Fassbinder's writing was so persuasive and the films he would subsequently make so potent that he was responsible for the term "Sirkian" entering the lexicon.

Fassbinder made some of the great films of the 80's, all of which cadged extensively from Sirk both thematically and in style.

One of Fassbinder's best films, "Ali: Fear Eats The Soul" was merely an adaptation of Sirk's, "All That Heaven Allows". The major telling point in both being the way a family and the community reacts to an older woman seeking sex and then love, a love that appears, at first, to be an empty product of sex. (You need to remember that, as it is also a central theme in "You Are My Sunshine".)

Regrettably I can't read Korean. Even being a native Angelino with a lot of friends in Koreatown, can't give me any insight to why, from the outset, Korean movies so carefully ape the films of Douglas Sirk. In a few of the gangster films like "Old Boy" and "Bittersweet Life" there are strong hints of Fassbinder but overwhelmingly most Korean movies are eerily Sirkian!

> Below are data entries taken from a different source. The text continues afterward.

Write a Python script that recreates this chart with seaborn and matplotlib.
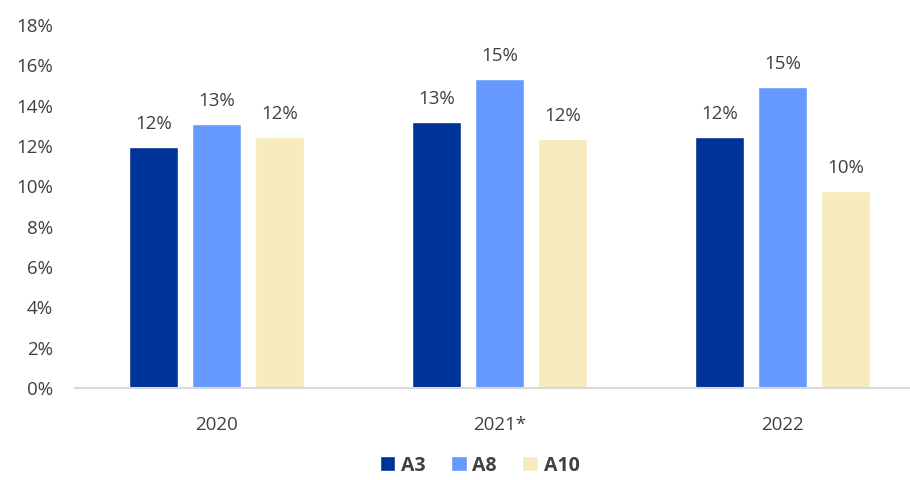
import matplotlib
matplotlib.use("Agg")
import matplotlib.pyplot as plt
import seaborn as sns
import pandas as pd

years = ["2020", "2021*", "2022"]
series = ["A3", "A8", "A10"]
a3 = [11.95, 13.18, 12.45]
a8 = [13.1, 15.32, 14.94]
a10 = [12.45, 12.35, 9.75]
yticks = [0, 2, 4, 6, 8, 10, 12, 14, 16, 18]
colors = ["#003399", "#6699FF", "#F7EBBD"]

rows = []
for name, vals in zip(series, [a3, a8, a10]):
    for y, v in zip(years, vals):
        rows.append({"year": y, "series": name, "value": v})
df = pd.DataFrame(rows)

sns.set_theme(style="white")
plt.rcParams["font.family"] = ["Open Sans", "DejaVu Sans"]
text_color = "#404040"
fs = 13.5

fig = plt.figure(figsize=(9.1, 4.8), dpi=100)
ax = fig.add_axes([75 / 910, 92 / 480, 1 - 75 / 910, (388 - 25) / 480])

sns.barplot(data=df, x="year", y="value", hue="series", order=years,
            hue_order=series, palette=colors, width=0.667, gap=0.23,
            saturation=1, ax=ax, legend=True)

for cont in ax.containers:
    ax.bar_label(cont, labels=[f"{v:.0f}%" for v in cont.datavalues],
                 padding=10, fontsize=fs, color=text_color)

ax.set_ylim(0, 18)
ax.set_xlim(-0.5, 2.45)
ax.set_yticks(yticks)
ax.set_yticklabels([f"{t}%" for t in yticks], fontsize=fs, color=text_color)
ax.tick_params(axis="x", labelsize=fs, labelcolor=text_color, pad=20, length=0)
ax.tick_params(axis="y", length=0, pad=16)
ax.set_xlabel("")
ax.set_ylabel("")
for s in ["top", "right", "left"]:
    ax.spines[s].set_visible(False)
ax.spines["bottom"].set_color("#D9D9D9")
ax.spines["bottom"].set_linewidth(1.5)
ax.grid(False)

handles, labels = ax.get_legend_handles_labels()
ax.legend_.remove()
leg = fig.legend(handles, labels, loc="center", bbox_to_anchor=(0.527, 0.03),
                 ncol=3, frameon=False, handlelength=0.8, handleheight=0.8,
                 handletextpad=0.3, columnspacing=1.3,
                 prop={"weight": "bold", "size": 14})
for t in leg.get_texts():
    t.set_color(text_color)

fig.savefig("out.png", dpi=100)
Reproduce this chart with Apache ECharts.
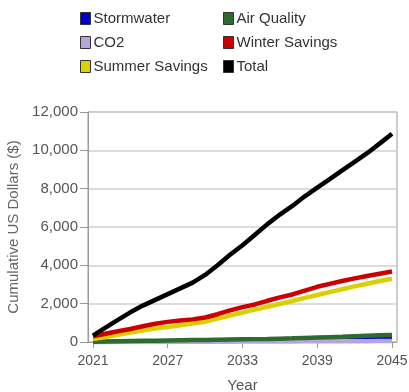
<!DOCTYPE html>
<html><head><meta charset="utf-8">
<script src="https://cdn.jsdelivr.net/npm/echarts@6/dist/echarts.min.js"></script>
<style>html,body{margin:0;padding:0;background:#fff}#c{width:409px;height:392px}</style>
</head><body><div id="c"></div>
<script>
var years = [2021,2022,2023,2024,2025,2026,2027,2028,2029,2030,2031,2032,2033,2034,2035,2036,2037,2038,2039,2040,2041,2042,2043,2044,2045];
var xTickLabels = [2021,2027,2033,2039,2045];
var yTickLabels = [0,2000,4000,6000,8000,10000,12000];
var stormwater = [0,5,10,15,20,25,30,35,40,45,50,55,60,65,70,75,80,90,100,110,120,130,140,150,160];
var co2 = [0,2,4,6,8,10,12,14,16,18,20,22,24,26,28,30,32,34,36,38,40,42,44,46,48];
var airQuality = [10,25,40,50,60,70,80,90,100,110,120,130,140,150,160,175,190,210,230,250,270,300,330,350,370];
var winterSavings = [300,430,560,680,820,950,1050,1120,1180,1280,1450,1650,1820,1960,2150,2330,2480,2680,2880,3030,3180,3320,3440,3560,3680];
var summerSavings = [150,260,380,500,600,700,780,870,960,1060,1220,1380,1530,1690,1840,1990,2140,2300,2450,2600,2750,2900,3040,3180,3300];
var total = [330,750,1150,1550,1900,2200,2500,2800,3100,3500,4000,4550,5050,5600,6150,6650,7100,7600,8050,8500,8950,9400,9850,10350,10870];

function pairs(v){ return years.map(function(y,i){ return [y, v[i]]; }); }
var font = 'Liberation Sans, Arial, sans-serif';
var seriesDefs = [
  ['Stormwater', stormwater, '#0000cc'],
  ['CO2', co2, '#b4a6dc'],
  ['Air Quality', airQuality, '#2f6a2f'],
  ['Summer Savings', summerSavings, '#d8d000'],
  ['Winter Savings', winterSavings, '#cc0000'],
  ['Total', total, '#000000']
];
var chart = echarts.init(document.getElementById('c'), null, {renderer:'canvas'});
var legendBase = {
  orient:'vertical', top:6, itemWidth:10, itemHeight:12, itemGap:9, icon:'rect',
  itemStyle:{borderColor:'#333', borderWidth:1},
  textStyle:{fontFamily:font, fontSize:15, color:'#333', padding:[0,0,0,-2]}
};
chart.setOption({
  animation:false,
  color: seriesDefs.map(function(s){return s[2];}),
  legend:[
    Object.assign({}, legendBase, {left:75, data:['Stormwater','CO2','Summer Savings']}),
    Object.assign({}, legendBase, {left:218, data:['Air Quality','Winter Savings','Total']})
  ],
  grid:{left:88, top:112, right:12, bottom:50, show:true, borderColor:'#999', borderWidth:1,
    containLabel:false, outerBoundsMode:'none'},
  xAxis:{
    type:'value', min:2020.6, max:2045.4,
    name:'Year', nameLocation:'middle', nameGap:36,
    nameTextStyle:{fontFamily:font, fontSize:15, color:'#555'},
    axisLine:{show:true, lineStyle:{color:'#999', width:1}},
    axisTick:{show:true, length:6, customValues:xTickLabels, lineStyle:{color:'#999'}},
    axisLabel:{customValues:xTickLabels, fontFamily:font, fontSize:14, color:'#555', margin:12,
      formatter:function(v){ return String(v); }},
    splitLine:{show:false}
  },
  yAxis:{
    type:'value', min:0, max:12000, interval:2000,
    name:'Cumulative US Dollars ($)', nameLocation:'middle', nameGap:56,
    nameTextStyle:{fontFamily:font, fontSize:15, color:'#666'},
    axisLine:{show:true, lineStyle:{color:'#999', width:1}},
    axisTick:{show:true, length:8, lineStyle:{color:'#999'}},
    axisLabel:{fontFamily:font, fontSize:15, color:'#555', margin:10,
      formatter:function(v){ return v.toLocaleString('en-US'); }},
    splitLine:{show:true, lineStyle:{color:'#d0d0d0', width:1.5}}
  },
  series: seriesDefs.map(function(s){
    return {name:s[0], type:'line', data:pairs(s[1]), showSymbol:false, symbol:'none',
      lineStyle:{width:4.5, color:s[2]}, itemStyle:{color:s[2]}};
  })
});
</script></body></html>
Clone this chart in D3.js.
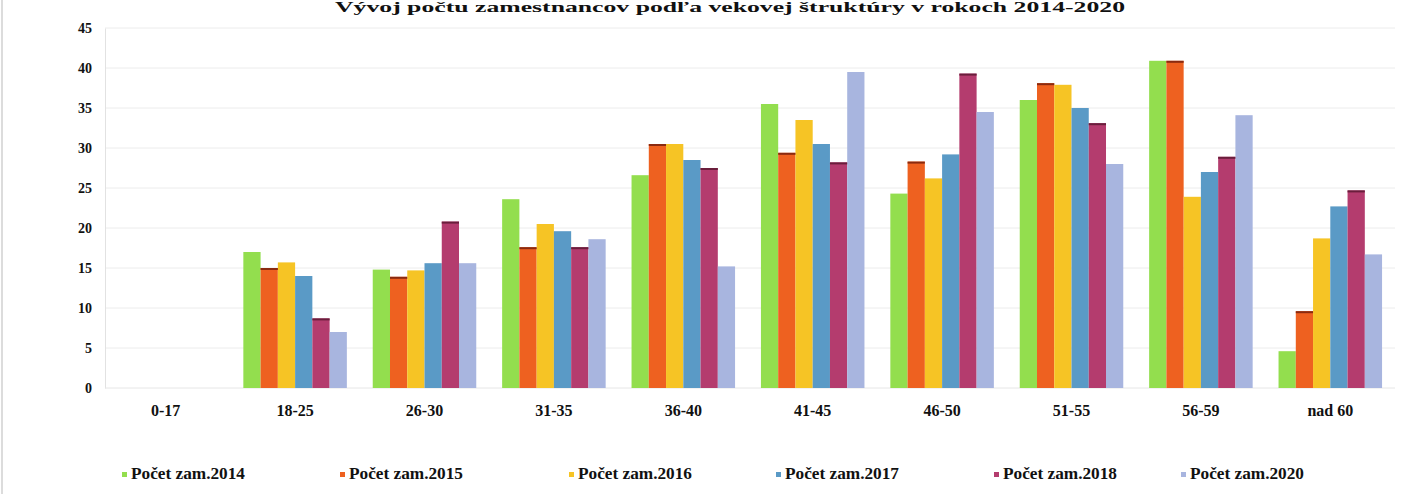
<!DOCTYPE html>
<html>
<head>
<meta charset="utf-8">
<script src="https://cdn.jsdelivr.net/npm/d3@7"></script>
<style>
  html, body { margin: 0; padding: 0; background: #fff; }
  svg { display: block; }
</style>
</head>
<body>
<svg id="chart" width="1406" height="494"></svg>
<script>
const title = "Vývoj počtu zamestnancov podľa vekovej štruktúry v rokoch 2014-2020";
const categories = ["0-17", "18-25", "26-30", "31-35", "36-40", "41-45", "46-50", "51-55", "56-59", "nad 60"];
const seriesNames = ["Počet zam.2014", "Počet zam.2015", "Počet zam.2016", "Počet zam.2017", "Počet zam.2018", "Počet zam.2020"];
const s2014 = [0, 17.0, 14.8, 23.6, 26.6, 35.5, 24.3, 36.0, 40.9, 4.6];
const s2015 = [0, 15.0, 13.9, 17.6, 30.5, 29.4, 28.3, 38.1, 40.9, 9.6];
const s2016 = [0, 15.7, 14.7, 20.5, 30.5, 33.5, 26.2, 37.9, 23.9, 18.7];
const s2017 = [0, 14.0, 15.6, 19.6, 28.5, 30.5, 29.2, 35.0, 27.0, 22.7];
const s2018 = [0, 8.7, 20.8, 17.6, 27.5, 28.2, 39.3, 33.1, 28.9, 24.7];
const s2020 = [0, 7.0, 15.6, 18.6, 15.2, 39.5, 34.5, 28.0, 34.1, 16.7];
const yTicks = [0, 5, 10, 15, 20, 25, 30, 35, 40, 45];

const seriesValues = [s2014, s2015, s2016, s2017, s2018, s2020];
const colors = ["#93DE4E", "#EE6120", "#F6C425", "#5A9AC6", "#B43C6E", "#A8B5DF"];
const topEdge = [null, "#8A2A10", null, null, "#6A1E3C", null];
const FONT = "'Liberation Serif', 'Times New Roman', serif";

const svg = d3.select("#chart");
const W = 1406, H = 494;
const m = { left: 101, right: 11 };

const x0 = d3.scaleBand().domain(categories).range([m.left, W - m.right]).paddingInner(0.2).paddingOuter(0.1);
const x1 = d3.scaleBand().domain(d3.range(seriesNames.length)).range([0, x0.bandwidth()]).padding(0);
const y = d3.scaleLinear().domain([0, 45]).range([388, 28]);

// faint left border of the scan
svg.append("line").attr("x1", 2).attr("x2", 2).attr("y1", 0).attr("y2", H)
  .attr("stroke", "#dcdcdc").attr("stroke-width", 2);

// title (sits at the very top, as in the reference)
svg.append("text")
  .attr("x", 335).attr("y", 12)
  .attr("textLength", 790).attr("lengthAdjust", "spacingAndGlyphs")
  .attr("font-family", FONT).attr("font-weight", "bold")
  .attr("font-size", 15).attr("fill", "#111")
  .text(title);

// gridlines
svg.append("g").selectAll("line").data(yTicks.filter(t => t > 0)).join("line")
  .attr("x1", 105).attr("x2", W - m.right)
  .attr("y1", d => y(d)).attr("y2", d => y(d))
  .attr("stroke", "#ececec").attr("stroke-width", 1);

// y axis
const yAxis = d3.axisLeft(y).tickValues(yTicks).tickSize(0).tickPadding(13);
const gy = svg.append("g").attr("transform", "translate(105,0)").call(yAxis);
gy.select(".domain").attr("stroke", "#e2e2e2");
gy.selectAll("text")
  .attr("font-family", FONT).attr("font-weight", "bold")
  .attr("font-size", 14).attr("fill", "#111");

// baseline
svg.append("line").attr("x1", 105).attr("x2", W - m.right)
  .attr("y1", y(0)).attr("y2", y(0)).attr("stroke", "#e6e6e6");

// x axis labels
const xAxis = d3.axisBottom(x0).tickSize(0).tickPadding(17);
const gx = svg.append("g").attr("transform", `translate(0,${y(0)})`).call(xAxis);
gx.select(".domain").remove();
gx.selectAll("text")
  .attr("font-family", FONT).attr("font-weight", "bold")
  .attr("font-size", 16).attr("fill", "#111");

// bars
const groups = svg.append("g").selectAll("g").data(categories).join("g")
  .attr("transform", d => `translate(${x0(d)},0)`);

groups.selectAll("rect")
  .data((c, ci) => seriesValues.map((vals, si) => ({ si, v: vals[ci] })))
  .join("rect")
  .attr("x", d => x1(d.si))
  .attr("width", x1.bandwidth())
  .attr("y", d => y(d.v))
  .attr("height", d => y(0) - y(d.v))
  .attr("fill", d => colors[d.si]);

groups.selectAll("line.top")
  .data((c, ci) => seriesValues.map((vals, si) => ({ si, v: vals[ci] })).filter(d => topEdge[d.si] && d.v > 0))
  .join("line").attr("class", "top")
  .attr("x1", d => x1(d.si)).attr("x2", d => x1(d.si) + x1.bandwidth())
  .attr("y1", d => y(d.v) + 1).attr("y2", d => y(d.v) + 1)
  .attr("stroke", d => topEdge[d.si]).attr("stroke-width", 2);

// legend
const legendX = [122, 340, 569, 776, 994, 1181];
const lg = svg.append("g").selectAll("g").data(seriesNames).join("g")
  .attr("transform", (d, i) => `translate(${legendX[i]},474)`);
lg.append("rect").attr("x", 0).attr("y", -2).attr("width", 5).attr("height", 5)
  .attr("fill", (d, i) => colors[i]);
lg.append("text").attr("x", 9).attr("y", 5)
  .attr("textLength", 114).attr("lengthAdjust", "spacingAndGlyphs")
  .attr("font-family", FONT).attr("font-weight", "bold")
  .attr("font-size", 16).attr("fill", "#111")
  .text(d => d);
</script>
</body>
</html>
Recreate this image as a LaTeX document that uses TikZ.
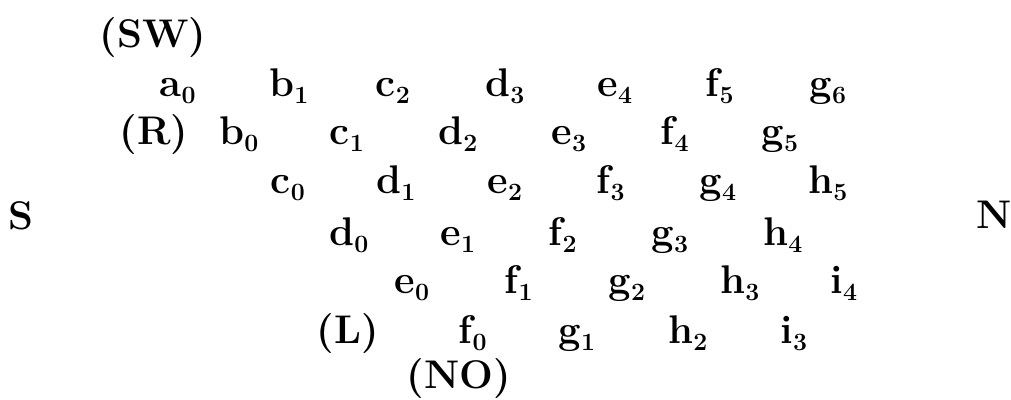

"You Are My Sunshine" is a good movie, atypical in a lot of ways. It explores similar themes to "Christmas In August", "Birdcage Inn" and even "Spy Girl". The only irksome thing about it was the sudden rush to proclaim this a true story. If a film director can't convince me that a story is real then why should I bother watching?

"You Are My Sunshine" almost seems like another remake of "All That Heaven" allows, but retold for a more modern audience and for a different culture.

Aside from the readily apparent similarities (the iconography of the two giant yellow balloon men and the vivid primary colors worn by the actors until they descend into hell) there is one scene that truly jumps out, when the farmer calculates out how much he figures a coffee shop girl makes in a month and then goes and delivers the cash to plead with her to not make anymore deliveries, the camera angles used are identical to the ones used by Sirk when Dorothy Malone confronts Robert Stack in "Inherit the Wind" and the scene is played in tone to equate to Fassbinder's self starring "Fist: Right To Freedom" when he tries to buy the cute rich boys love with his lottery cash.

The similarities are too close to the surface to be happenstance but so ingrained and organic that it just conceivable that Sirk and Fassbinder had converged with the Koreans on to the universal best way to tell these sort of stories.

Aside from the film history lesson this is a good movie. Highly entertaining and giving a brilliant insight into human relationships, into humanity.

The climax is soul searing but the denouement side steps some important issues, which seemed odd in a film that until then had been so committed to exploring the whole truth.